All possible interleavings of atomic statements must be shown to retain whatever property we are hoping to verify within a concurrent algorithm.

由於無法知道執行時 OS 如何做 scheduling，不能預設 thread 的 statement 會以何種順序執行，也不能假設每次執行的順序都相同。因此要驗證 concurrent algorithm 的特性，必須能說明 statement 以任何順序交錯執行，都能保有該特性，例如正確性。

在兩個 thread 的情況下有四五個 statement 互相交錯就會有非常多種可能。通常證明演算法擁有某個特性只需要考慮多種交錯中的幾種情況，但需要說明為什麼不用驗證其他交錯情況。

No thread’s statement may be (unfairly) excluded from any arbitrary interleavings.

簡單講就是不會有 thread 被餓死。

在各種交錯順序執行中，每個 thread 的 statement 總會被執行到，不會有 thread 的 statement 在某種執行順序情況下沒被跑到。OS 在分配執行時間給各 process 或 thread 時是公平的，每個 process 或 thread 都會分配到時間執行。

至於程式執行過程中某些時候有些 thread 會無法執行，例如要等其他人做完，這是演算法特性，而非 concurrency abstraction 考量的問題。

驗證 concurrent algorithm 跟找 concurrent 程式 bug（機率性、只在某些特定狀況下發生或者只發生一次就沒了）的基本方式一樣，只是驗證要完整。
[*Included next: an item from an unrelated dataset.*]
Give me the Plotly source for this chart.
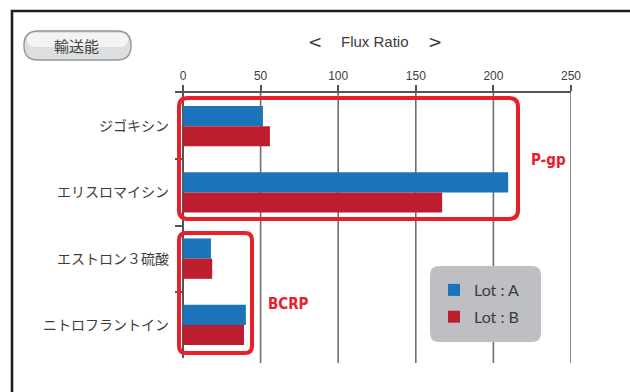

找 bug 至少要「找到出錯的那種執行順序」（更好是找完 bug 順便驗證一下），驗證正確性則要考慮所有情況下都是對的。所有執行順序交錯的情況太多，但可以分析演算法歸納出幾種情形，驗證這幾種情形都是正確的。

具體作法是用腦袋或紙筆模擬兩個或多個 thread 以不同順序執行某些 statement 時會不會有問題，這些 statement 可以是多個 function 也可以是一個 function 內的某一段，通常問題出現在多 thread 共用 data（各種 container、state 等等）的 critical section，所以要看不同執行順序下，共用 data 會不會錯或者造成執行結果不如預期。

燒腦(?)燒出了個可能有問題的執行順序後，如果不安心(?)要更確認，有時候可以用些~~奇怪的~~小技巧來複製或確認問題，例如用 breakpoint 之類的方式控制 thread 的執行順序、記錄 log（環境上無法複製或者就只出現那麼一兩次的很有用）、故意讓有問題的 code 跑很多次（loop 下去炸就對了，出現機率一般的 bug 通常就會壞了）。（絕對不承認有時候我以炸 code 為樂）

這邊雖然說 thread，但考慮程式交錯執行不限於狹義上的 thread，比較像考慮多個 executing thread，所以多個 process 會同時 access 相同檔案或資料庫也能用交錯執行來分析。（資料庫是否「共用」要看資料庫本身對資料處理細到什麼程度，這類共用問題我只在遙遠的記憶中有個 keyword 叫 transaction，比較不清楚其他方式）

這篇講的是驗證，但我目前為止還沒有很正式的去驗證過一個 concurrent algorithm，最多是找 bug 或者感應(?)一下會不會有問題。呃，感應，應該說需要一點經驗跟練習，會直覺大概知道有沒有問題，不過直覺當然不能當成正式驗證。